Крошечная уточка чирка-свистунка охотно гнездится в первом попавшемся болотце, и едва выклюнутся ее бледнозеленые, забавно-маленькие утята, она также все время сосредоточенно не то шипит, не то свистит: настоящего покрякивания у нее не выходит. Юные поколения именно этой доверчивой уточки обычно наиболее истребляются вечно голодными деревенскими собаками. Впрочем, существует и подлый промысел: добыча утят в пуху.
Гнусные промышленники выходят. Это ничего, что охота теперь запрещена, они ведь не на охоту идут, ружей при них нет, так-с собачками прогуляться. И запускают гончих или просто дворняг туда, подслушаны или подсмотрены утиные выводки.
Они почему-то всегда пьяны, эти "охотники", и непременно трубят в рог: это-де приучает собак к охоте. Озлобленный крик, разрозненный яростный лай, визг, прерывистое завывание рога, возня по грязи, лазанье по кустам-все это долго не может заглушить писка и тревожного кряканья мечущихся в смертельном ужасе птиц. Наконец все умолкает, и победители, грязные, красные, вылезают из мертвого болота, обвешанные добычей. Собаки передушили утят, которые никуда не годятся: перьев на них еще нет, пух их не снимается, а ничтожное мясо, съежившееся и сморщившееся при жарении, только пахнет сыростью.
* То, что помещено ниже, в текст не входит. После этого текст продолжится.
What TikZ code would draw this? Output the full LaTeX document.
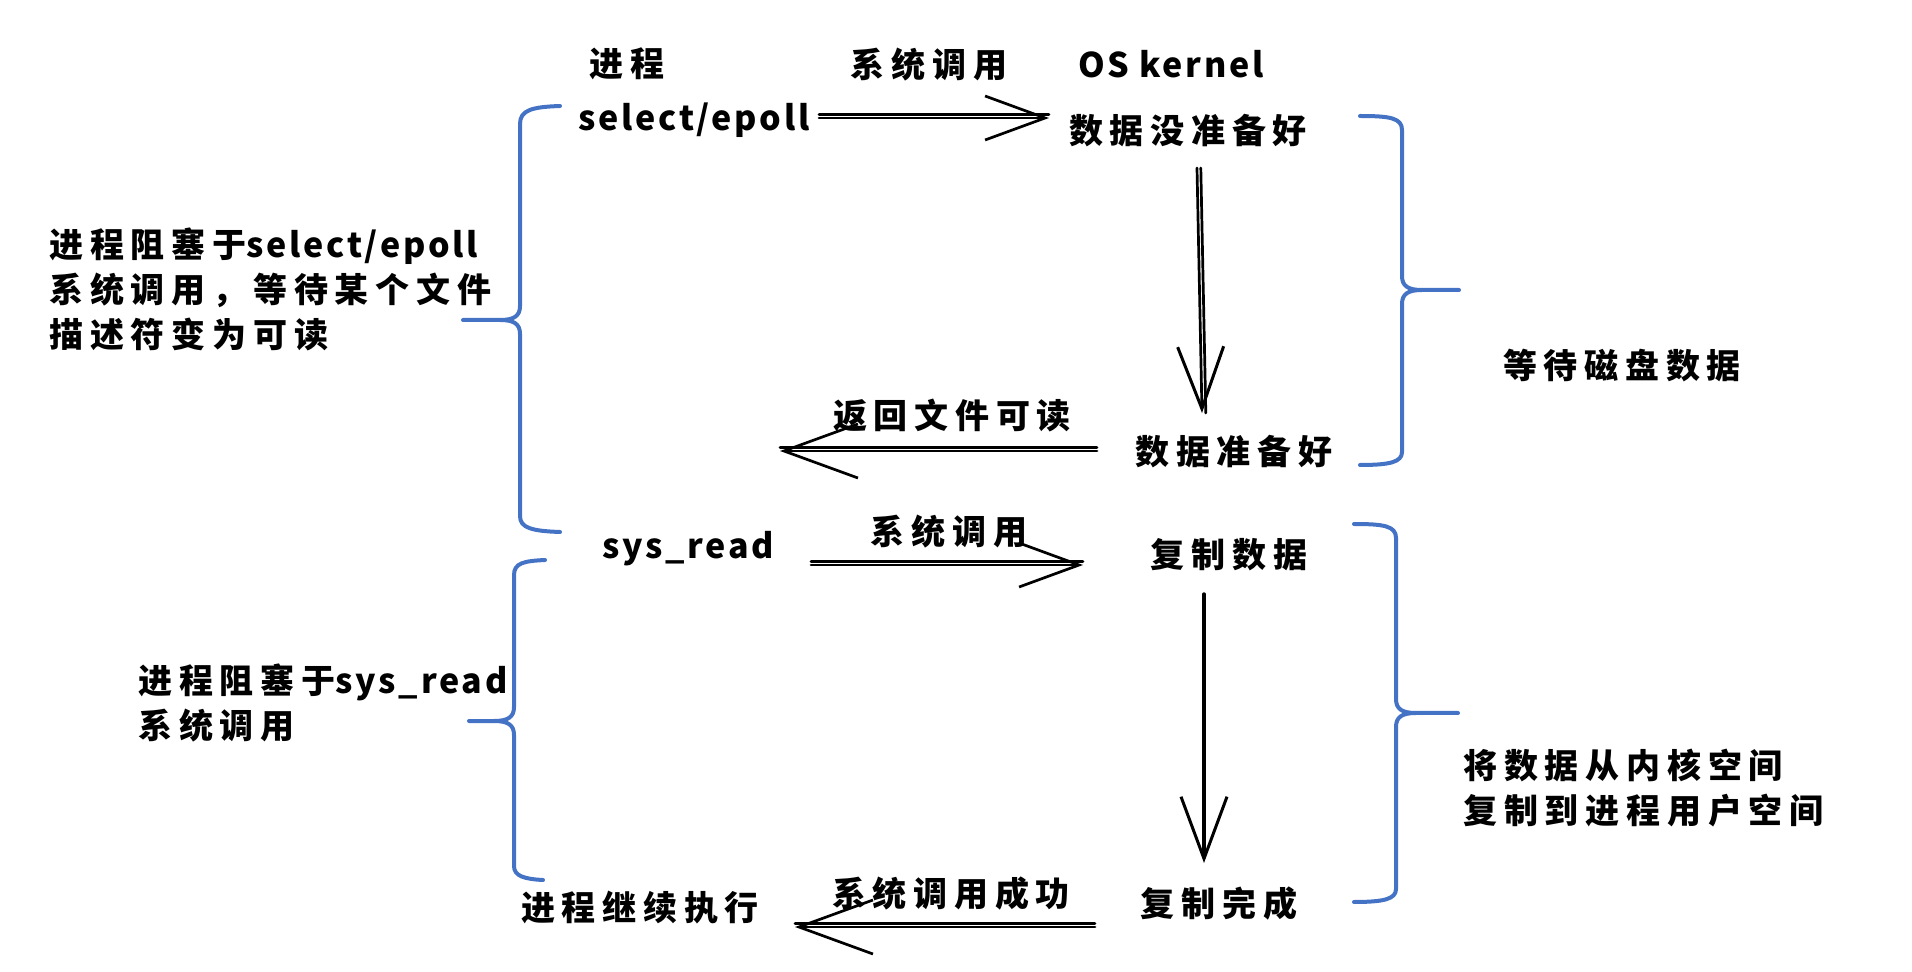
\documentclass[tikz,border=0pt]{standalone}
\usepackage{fontspec}
\usetikzlibrary{arrows.meta}
\newfontfamily\cjk[LetterSpace=20]{Noto Sans CJK SC}
\newfontfamily\lat[LetterSpace=8]{Noto Sans CJK SC}
\definecolor{braceblue}{HTML}{4472C4}

\begin{document}
\begin{tikzpicture}[x=0.5pt,y=-0.5pt,
  txt/.style={inner sep=0pt, text=black,
    font={\cjk\bfseries\fontsize{17pt}{22.5pt}\selectfont}},
  para/.style={txt, align=left, anchor=west},
  sk/.style={line width=1.35pt, line cap=round, line join=round, draw=black},
  hdbl/.style={postaction={draw, -, transform canvas={yshift=1.8pt}}},
  vdbl/.style={postaction={draw, -, transform canvas={xshift=1.9pt}}},
  tipA/.style={-{Straight Barb[length=30pt,width=22pt,line width=1.35pt]}},
  tipB/.style={-{Straight Barb[length=37pt,width=27pt,line width=1.35pt]}},
  tipV/.style={-{Straight Barb[length=31pt,width=23pt,line width=1.5pt]}},
  bracestroke/.style={draw=braceblue, line width=2pt, line cap=round, line join=round}
]
\useasboundingbox (0,0) rectangle (1912,972);

% column headings
\node[txt] (hproc) at (627,64) {进程};
\node[txt] (hcall) at (929,65) {系统调用};
\node[txt] (hkern) at (1171,64) {{\lat OS kernel}};

% process side
\node[txt] (sel)  at (694,120) {{\lat select/epoll}};
\node[txt] (sr)   at (688,549) {{\lat sys\_read}};
\node[txt] (cont) at (640,908) {进程继续执行};

% kernel side
\node[txt] (nr)    at (1188,131) {数据没准备好};
\node[txt] (ready) at (1234,452) {数据准备好};
\node[txt] (copy)  at (1229,555) {复制数据};
\node[txt] (done)  at (1219,904) {复制完成};

% arrow labels
\node[txt] (lret)  at (952,415) {返回文件可读};
\node[txt] (lcall) at (949,532) {系统调用};
\node[txt] (lok)   at (951,894) {系统调用成功};

% side notes
\node[para] (nsel) at (49,289) {进程阻塞于{\lat select/epoll}\\系统调用，等待某个文件\\描述符变为可读};
\node[para] (nsr)  at (138,703) {进程阻塞于{\lat sys\_read}\\系统调用};
\node[txt]  (ndisk) at (1622,366) {等待磁盘数据};
\node[para] (ncopy) at (1463,788) {将数据从内核空间\\复制到进程用户空间};

\coordinate (retEnd) at (780,451);

% connectors
\draw[sk, hdbl, tipA] ([shift={(125,-2)}]sel.center) -- ([shift={(-139,-13)}]nr.center);
\draw[sk, vdbl, tipV] ([shift={(9,37)}]nr.center) -- ([shift={(-32,-39)}]ready.center);
\draw[sk, hdbl, tipB] ([shift={(-137,-1)}]ready.center) -- (retEnd);
\draw[sk, hdbl, tipA] ([shift={(123,16)}]sr.center) -- ([shift={(-146,10)}]copy.center);
\draw[sk, line width=1.7pt, tipV] ([shift={(-25,39)}]copy.center) -- ([shift={(-15,-41)}]done.center);
\draw[sk, hdbl, tipB] ([shift={(-124,23)}]done.center) -- ([shift={(155,19)}]cont.center);

% braces
\draw[bracestroke] (560,106) .. controls (532,107) and (520,110) .. (520,124) -- (520,306)
  .. controls (520,316) and (514,320) .. (500,320) -- (463,320);
\draw[bracestroke] (500,320) .. controls (514,320) and (520,324) .. (520,334) -- (520,516)
  .. controls (520,528) and (532,531) .. (560,532);

\draw[bracestroke] (545,560) .. controls (524,561) and (514,563) .. (514,575) -- (514,707)
  .. controls (514,717) and (508,721) .. (494,721) -- (469,721);
\draw[bracestroke] (494,721) .. controls (508,721) and (514,725) .. (514,735) -- (514,866)
  .. controls (514,876) and (524,879) .. (543,880);

\draw[bracestroke] (1360,116) .. controls (1390,116) and (1402,118) .. (1402,130) -- (1402,276)
  .. controls (1402,286) and (1408,290) .. (1422,290) -- (1459,290);
\draw[bracestroke] (1422,290) .. controls (1408,290) and (1402,294) .. (1402,304) -- (1402,452)
  .. controls (1402,462) and (1390,465) .. (1360,465);

\draw[bracestroke] (1354,524) .. controls (1384,524) and (1396,526) .. (1396,538) -- (1396,699)
  .. controls (1396,709) and (1402,713) .. (1416,713) -- (1458,713);
\draw[bracestroke] (1416,713) .. controls (1402,713) and (1396,717) .. (1396,727) -- (1396,889)
  .. controls (1396,899) and (1384,902) .. (1354,902);
\end{tikzpicture}
\end{document}
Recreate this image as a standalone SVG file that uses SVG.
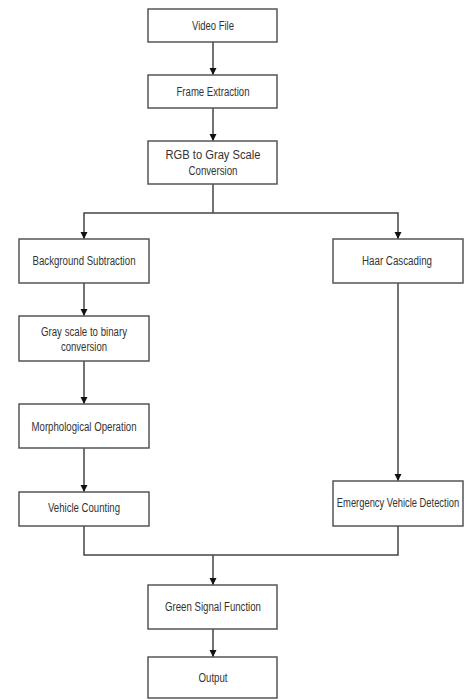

Несколько выводков истреблено, но цель достигнута: собачки прогулялись и приучились к "охоте". Они теперь умеют продолжать ее самостоятельно.
Да будет заклеймен позором и тот, кто выстрелит по нелетным утятам. Целый их выводок просто скосить одним зарядом, но это бессмысленное убийство принесет только разочарование. Даже кряковый утенок, размерами превышающий взрослого чирка, все-таки никуда не годится: если он не умеет еще летать, то такой неоперившийся утенок-нечто жалкое, вытянутое, не сложившееся.
Зато подслушать, подсмотреть утиный выводок, как он по зарям выплывает на чистинку, дождаться, когда молодые, вырастив крылья, еще боятся пользоваться ими, и тогда к ним, к взрослым уткам, подойти,-о, это совсем другое дело. Для начала раз-раз,-два выстрела в воздух. Старка снимается тотчас и летит прочь: взрослых детей она не защищает. Молодые сидят, притаившись.
Вполне выдержать, однако, они не могут, и когда тяжкие шаги, шлепая по воде, приближаются вплотную, молодая утка, трясясь на неокрепших еще крыльях, поднимается столбом с криком.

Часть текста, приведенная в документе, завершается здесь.